The same hotel check-in problem happened here too. 'Come in the afternoon' they told us firmly and politely. So depositing our bags, we took ourselves off for catching the sights of the city. Australia Day was being celebrated that day and on the streets we caught sight of many wearing their flags draped about their selves or faces painted in the flag colors.
A free tram runs around the city square (a rectangle actually) and we hopped on. The city was a typical blend of the old and new - beautiful Old English style buildings (I want to call them Victorian but I'm an architectural rookie) interspersed with boring gleaming metal and glass structures.
Next stop was Victoria Harbour where we saw Jelly fish - not behind a glass wall either but in their natural habitat! There was a curious structure on a platform nearby - a sculpture of a huge cubist cow stuck upside down on a...tree. You heard me right.
The inscription below said the scuptor meant it to represent flood situation in Australia during which it may be common to catch sight of a dead cow upon a tree.

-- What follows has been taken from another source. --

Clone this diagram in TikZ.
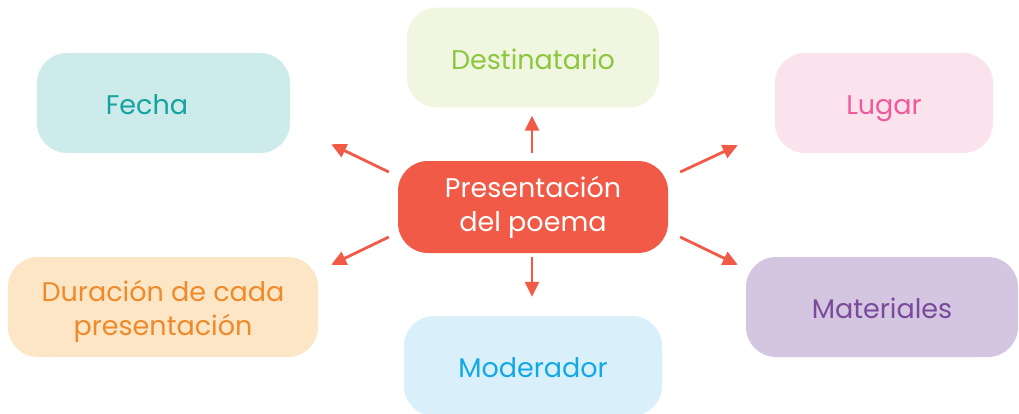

Before I read that, I imagined it to be the cow which had landed at the wrong place after 'jumping over the moon'. Ah well, to each his own!
Next stop was the Melbourne Aquarium. There were cute penguins there, from Antartica. And there ends the interesting stuff. Looking at fish behind a glass wall is something I can get quickly bored with. And I did. After feeling we had wasted about $65, we left the place to have a quick freshening up and lunch.
We then took a stroll along a busy street - Swanston Street - filled with shops and eateries on both sides of the road. The street was lined on both sides by a broad sidewalk and it is one of these that we found something to arrest our progress - Sidewalk Artists!
The year before last, I was mesmerized by a video of a spray paint artist on a Manhattan sidewalk [Check out the video here ] and imagine my delight on seeing a similar one in person. This guy too, did not fail to mesmerize!
Across the street were people in gaily colored dresses dancing on stilts and nearby was a man who was cutting silhouettes out of cardboard of real people posing for him. In all, it was a nice experience to be sitting on a comfortable bench, with a cool wind playing around, munching fried cashewnuts and being entertained by people... each an artist in their own way!
The little hand of my watch was creeping towards 8 and we made another of our impulse decisions to find a beach from which we can catch the sunset. Another tram journey later, we were at the South Melbourne Beach watching a sunset at 8.30 pm, along with a flock of sea gulls.
The beachfront was a beautiful place - a neat road with beautiful Old Worldy buildings lining it. The houses we saw nearby reminded me so much of those that I had hitherto only read about in Agatha Christies and P.G.Wodehouses and James Herriots.
After a pleasant stroll in the neighborhood, we wound up the day with a delicious dinner at Gharana, run by a friendly and courteous Pakistani man. And so Day Three came to a close, rather quickly in our opinion - since we still could not reconcile ourselves to the fact that the Australian summer days end with the sunset.